> **Dataset content**
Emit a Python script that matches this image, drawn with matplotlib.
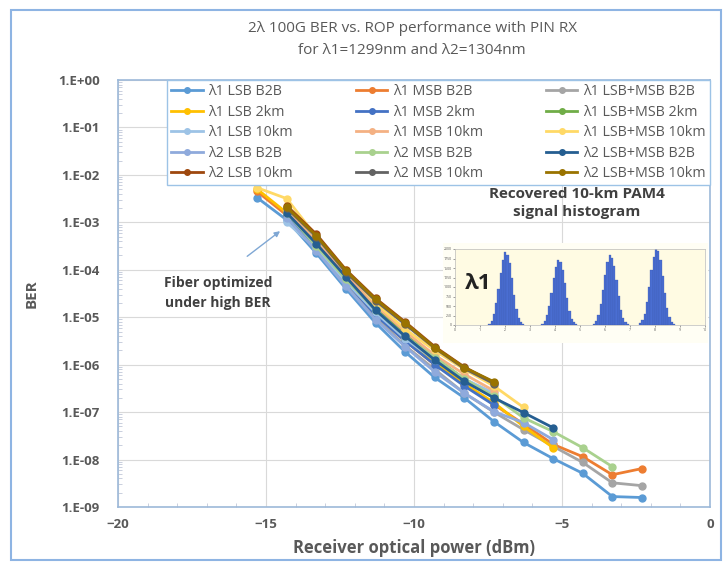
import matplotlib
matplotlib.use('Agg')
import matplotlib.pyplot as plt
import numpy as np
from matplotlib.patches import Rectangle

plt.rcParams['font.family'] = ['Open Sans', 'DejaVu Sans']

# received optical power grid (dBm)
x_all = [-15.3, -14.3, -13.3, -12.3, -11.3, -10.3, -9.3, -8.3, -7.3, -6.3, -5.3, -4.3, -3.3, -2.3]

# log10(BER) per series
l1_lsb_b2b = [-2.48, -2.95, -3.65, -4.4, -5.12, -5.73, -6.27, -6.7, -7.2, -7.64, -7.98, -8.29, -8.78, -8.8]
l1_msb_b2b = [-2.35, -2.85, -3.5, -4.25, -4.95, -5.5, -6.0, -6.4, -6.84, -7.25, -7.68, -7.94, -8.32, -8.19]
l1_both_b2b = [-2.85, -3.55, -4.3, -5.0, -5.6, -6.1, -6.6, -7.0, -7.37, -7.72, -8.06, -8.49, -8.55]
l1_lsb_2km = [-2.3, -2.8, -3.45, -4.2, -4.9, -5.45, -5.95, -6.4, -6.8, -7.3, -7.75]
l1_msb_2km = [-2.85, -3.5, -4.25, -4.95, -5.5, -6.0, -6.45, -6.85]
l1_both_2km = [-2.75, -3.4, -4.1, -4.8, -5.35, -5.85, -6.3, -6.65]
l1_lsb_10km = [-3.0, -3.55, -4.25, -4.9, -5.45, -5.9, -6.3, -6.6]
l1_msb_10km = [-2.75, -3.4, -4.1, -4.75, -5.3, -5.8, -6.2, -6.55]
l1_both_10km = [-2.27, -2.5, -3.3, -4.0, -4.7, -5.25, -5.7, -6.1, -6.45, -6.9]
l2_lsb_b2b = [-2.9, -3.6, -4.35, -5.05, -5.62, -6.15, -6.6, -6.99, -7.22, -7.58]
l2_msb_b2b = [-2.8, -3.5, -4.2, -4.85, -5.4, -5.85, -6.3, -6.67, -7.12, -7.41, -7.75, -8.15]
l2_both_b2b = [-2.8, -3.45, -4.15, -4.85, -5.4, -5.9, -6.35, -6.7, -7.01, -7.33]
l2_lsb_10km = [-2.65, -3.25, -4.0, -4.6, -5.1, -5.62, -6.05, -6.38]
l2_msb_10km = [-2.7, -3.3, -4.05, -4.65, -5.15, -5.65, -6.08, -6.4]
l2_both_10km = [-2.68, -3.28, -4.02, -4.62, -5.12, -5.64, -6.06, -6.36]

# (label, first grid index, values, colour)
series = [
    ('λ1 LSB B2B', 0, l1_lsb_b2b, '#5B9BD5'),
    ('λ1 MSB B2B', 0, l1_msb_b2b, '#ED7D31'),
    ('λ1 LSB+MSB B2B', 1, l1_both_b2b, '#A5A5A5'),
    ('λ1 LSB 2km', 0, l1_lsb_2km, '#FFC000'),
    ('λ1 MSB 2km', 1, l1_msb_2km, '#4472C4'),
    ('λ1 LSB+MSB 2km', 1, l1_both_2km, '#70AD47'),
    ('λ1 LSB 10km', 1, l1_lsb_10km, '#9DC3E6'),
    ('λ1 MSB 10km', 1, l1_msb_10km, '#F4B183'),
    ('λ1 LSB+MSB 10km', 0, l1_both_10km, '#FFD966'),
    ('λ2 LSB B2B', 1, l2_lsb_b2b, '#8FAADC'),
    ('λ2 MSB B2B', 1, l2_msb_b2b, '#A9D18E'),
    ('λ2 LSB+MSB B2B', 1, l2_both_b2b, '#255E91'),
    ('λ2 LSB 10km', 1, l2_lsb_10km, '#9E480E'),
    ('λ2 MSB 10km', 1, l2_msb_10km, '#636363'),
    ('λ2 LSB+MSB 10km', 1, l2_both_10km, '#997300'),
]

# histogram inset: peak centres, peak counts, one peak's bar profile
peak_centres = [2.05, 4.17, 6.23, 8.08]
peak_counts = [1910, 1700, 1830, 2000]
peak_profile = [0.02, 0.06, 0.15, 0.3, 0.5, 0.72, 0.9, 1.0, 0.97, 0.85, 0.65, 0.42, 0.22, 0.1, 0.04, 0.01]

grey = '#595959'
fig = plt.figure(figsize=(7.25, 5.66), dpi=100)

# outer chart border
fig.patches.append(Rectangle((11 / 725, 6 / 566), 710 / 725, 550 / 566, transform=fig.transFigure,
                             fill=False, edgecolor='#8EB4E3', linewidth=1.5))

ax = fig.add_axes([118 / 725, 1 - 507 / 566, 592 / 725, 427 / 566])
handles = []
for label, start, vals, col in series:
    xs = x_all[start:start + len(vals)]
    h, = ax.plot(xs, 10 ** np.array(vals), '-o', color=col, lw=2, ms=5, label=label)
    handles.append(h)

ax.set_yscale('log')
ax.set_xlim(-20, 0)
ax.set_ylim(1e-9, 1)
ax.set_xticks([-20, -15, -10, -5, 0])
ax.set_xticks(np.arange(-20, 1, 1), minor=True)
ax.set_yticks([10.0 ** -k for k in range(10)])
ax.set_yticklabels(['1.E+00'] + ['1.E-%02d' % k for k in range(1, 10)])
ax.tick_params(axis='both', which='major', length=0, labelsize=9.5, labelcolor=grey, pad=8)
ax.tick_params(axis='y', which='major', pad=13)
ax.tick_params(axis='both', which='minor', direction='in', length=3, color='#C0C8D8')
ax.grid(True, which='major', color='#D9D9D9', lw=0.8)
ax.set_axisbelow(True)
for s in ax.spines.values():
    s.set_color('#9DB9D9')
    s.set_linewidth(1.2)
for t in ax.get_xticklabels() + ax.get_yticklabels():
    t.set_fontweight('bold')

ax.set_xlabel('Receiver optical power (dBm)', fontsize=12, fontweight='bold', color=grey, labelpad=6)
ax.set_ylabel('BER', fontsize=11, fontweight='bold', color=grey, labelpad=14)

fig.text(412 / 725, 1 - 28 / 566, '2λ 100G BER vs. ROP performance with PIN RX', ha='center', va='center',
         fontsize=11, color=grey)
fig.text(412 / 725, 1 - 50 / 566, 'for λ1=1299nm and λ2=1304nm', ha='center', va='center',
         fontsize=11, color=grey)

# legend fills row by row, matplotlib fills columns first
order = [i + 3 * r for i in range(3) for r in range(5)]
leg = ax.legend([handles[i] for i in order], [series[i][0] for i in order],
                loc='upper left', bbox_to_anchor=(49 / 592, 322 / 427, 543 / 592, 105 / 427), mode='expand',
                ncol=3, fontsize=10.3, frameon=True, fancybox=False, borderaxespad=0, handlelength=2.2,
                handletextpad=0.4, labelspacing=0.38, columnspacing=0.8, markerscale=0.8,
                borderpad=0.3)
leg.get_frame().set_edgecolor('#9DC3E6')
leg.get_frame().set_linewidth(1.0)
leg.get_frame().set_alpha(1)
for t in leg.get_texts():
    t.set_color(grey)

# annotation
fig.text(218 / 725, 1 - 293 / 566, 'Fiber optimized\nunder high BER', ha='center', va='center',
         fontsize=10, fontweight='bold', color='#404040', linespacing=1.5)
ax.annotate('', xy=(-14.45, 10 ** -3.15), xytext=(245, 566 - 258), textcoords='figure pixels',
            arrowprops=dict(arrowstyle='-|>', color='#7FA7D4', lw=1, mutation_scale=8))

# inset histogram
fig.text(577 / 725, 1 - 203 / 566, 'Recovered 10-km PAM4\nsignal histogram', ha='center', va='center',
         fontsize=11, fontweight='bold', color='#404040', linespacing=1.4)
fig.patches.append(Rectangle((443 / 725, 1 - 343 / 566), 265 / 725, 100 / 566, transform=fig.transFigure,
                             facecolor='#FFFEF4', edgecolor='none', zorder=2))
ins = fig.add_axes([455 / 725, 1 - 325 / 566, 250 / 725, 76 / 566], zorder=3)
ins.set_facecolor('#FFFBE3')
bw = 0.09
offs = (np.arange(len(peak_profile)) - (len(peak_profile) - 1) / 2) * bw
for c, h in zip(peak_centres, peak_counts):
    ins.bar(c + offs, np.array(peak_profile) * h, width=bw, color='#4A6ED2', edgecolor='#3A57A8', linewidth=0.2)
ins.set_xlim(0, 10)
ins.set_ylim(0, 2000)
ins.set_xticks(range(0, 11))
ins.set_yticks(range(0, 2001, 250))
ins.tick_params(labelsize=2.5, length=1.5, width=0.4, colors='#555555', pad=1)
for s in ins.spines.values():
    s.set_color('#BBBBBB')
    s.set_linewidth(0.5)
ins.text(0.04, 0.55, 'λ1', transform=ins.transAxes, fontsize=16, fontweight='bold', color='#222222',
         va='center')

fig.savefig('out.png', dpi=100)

> **Instruction**
Copy exactly the lines running from the beginning of the listing through the line that has "plt.rcParams['font.family'] = ['Open". Drop the pictures.

> **Solved problem**
Emit a Python script that matches this image, drawn with matplotlib.
import matplotlib
matplotlib.use('Agg')
import matplotlib.pyplot as plt
import numpy as np
from matplotlib.patches import Rectangle

plt.rcParams['font.family'] = ['Open Sans', 'DejaVu Sans']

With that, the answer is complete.